Kenseth, who finished 25th, didn’t seem to understand the reason for Stewart’s anger.
“’I guess he just wanted to do all the taking, so that’s where we ended up,” Kenseth said. Kenseth also mentioned that the two also had incidents at Sonoma and Indianapolis this year. “’I just said ‘OK, that’s fine. I’m just going to race you the same way you race me. Look, Tony is probably the greatest race car driver in the garage. I don’t really have anything bad to say about Tony.”

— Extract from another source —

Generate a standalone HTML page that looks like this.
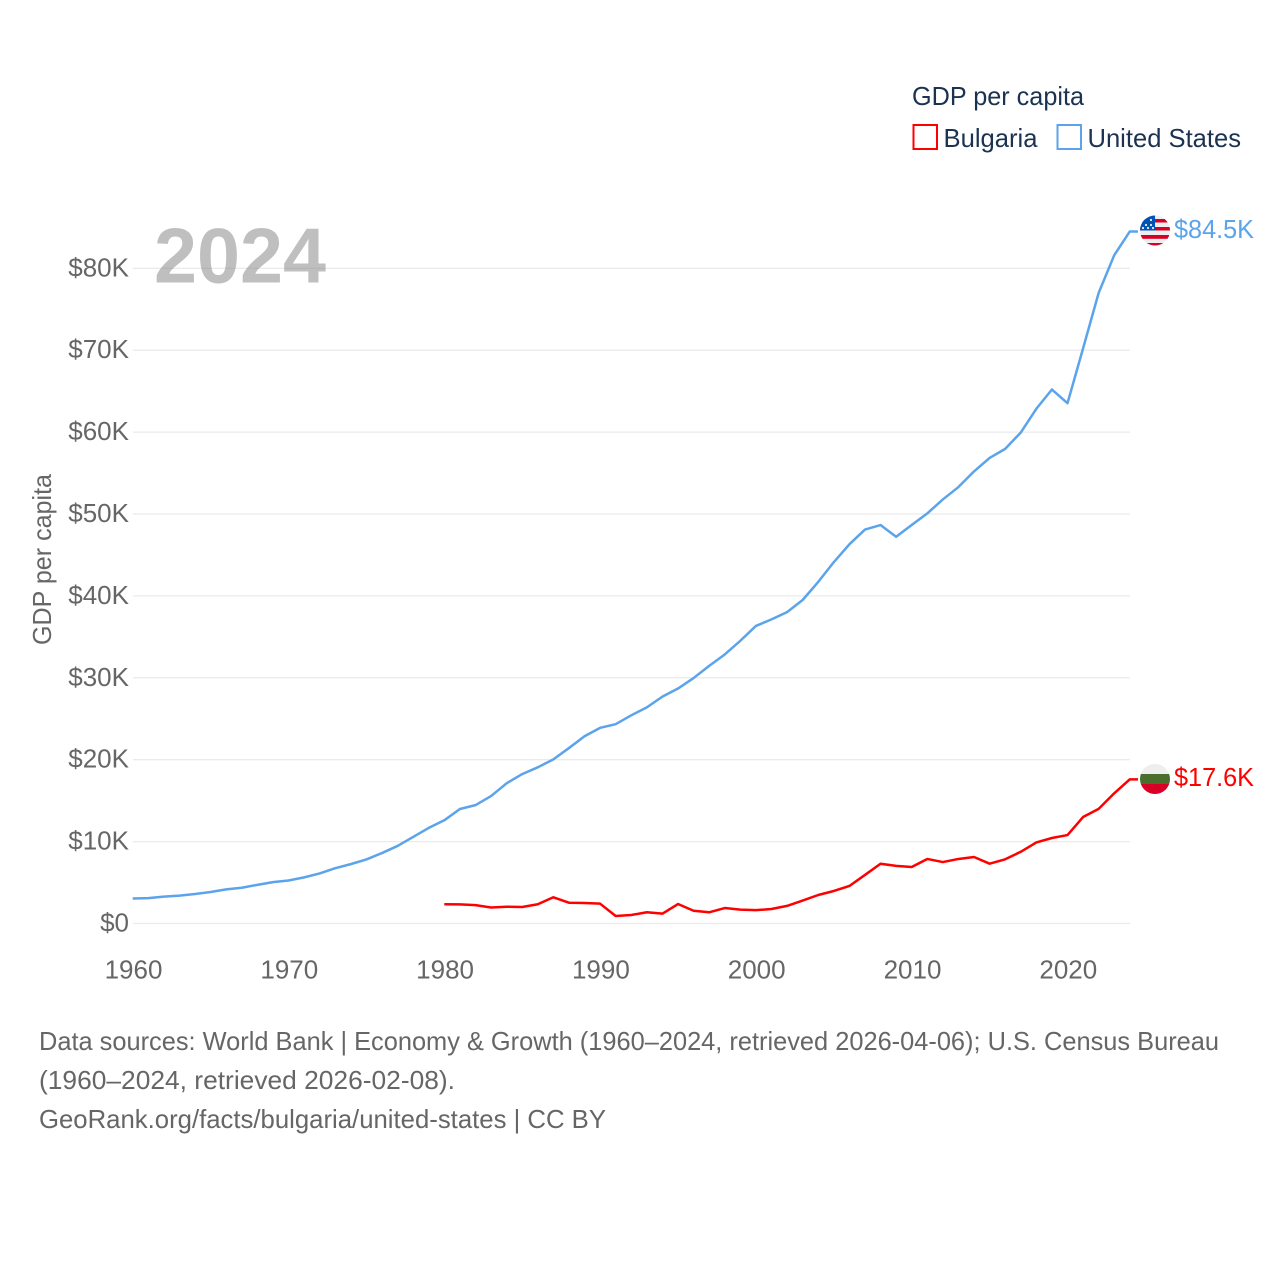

There was nearly another helmet throw when Danica Patrick was on the lead lap and running 19th when she wasn’t happy with Regan Smith’s move that sent her into the wall and out of the race with 64 laps remaining. She waited for Smith to come back around, but only to wag a disapproving finger at the driver of the No. 78, hanging on to her helmet.
“’We were just racing hard, this is Bristol, this is why people love this track because you see a lot of that, you see tempers flare,” Patrick said.
For Gordon, it was just like old times.
“I say they grind the whole place. It was awesome,” Gordon said. ”It reminded me of old-school Bristol.”
The Sprint Cup teams travel next to Atlanta Motor Speedway for the Advocare 500. Coverage begins at 7:00pm EDT Sunday night on ESPN.